Variable Typing Annotated Dataset
---------------------------------

This is a pre-release version of the variable typing dataset that is to be attached to the NAACL HLT 2018 submission of the paper titled 

"Variable Typing: Assigning Meaning to Variables in Mathematical Text"

This version of the dataset is:
- NOT for redistribution.
- Likely to change, with contents added and/or removed.

Eventually, this data set will be release under the Open Data Commons License.

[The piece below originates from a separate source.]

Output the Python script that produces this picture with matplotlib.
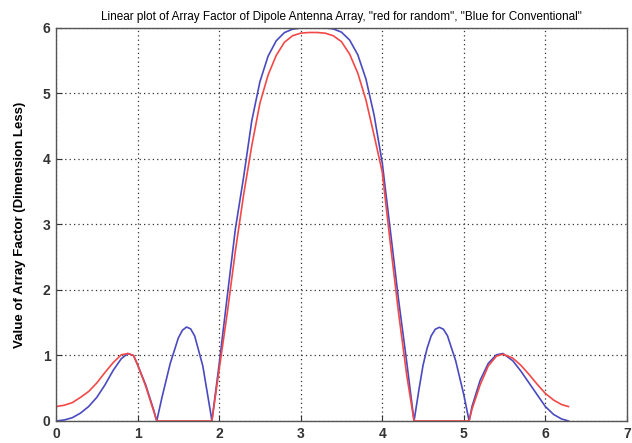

---------------------------------

The data set is distributed in the form of 3 tab delimited dat files. The first line is a header.
Each line is a record and each record contains 3 fields in the following order:

seqid: The sequence number of the sentence in the source document

docid: The arXiv ID of the source document

annotation: The annotated sentence. The words in this sentence are white-space delimited. Edges can only occur between variables and words in the sentence. Edges have the format

<m:id>/index

Index can be smaller than 0 (e.g., "-1") to indicate that the edge is negative, or 0 and greater to indicate a positive edge. A non-negative index number forms an edge between the formula with with id "id" and the word in the sentence with index number "index".


There are three files:

- developement.dat: The development (parameter tuning) data set of 841 sentences.
- evaluation.dat: The test, set comprised of 1689 sentences, intended to be used for evaluation (unseen data)
- training.dat: The training set comprised of 5273 sentences used for training models.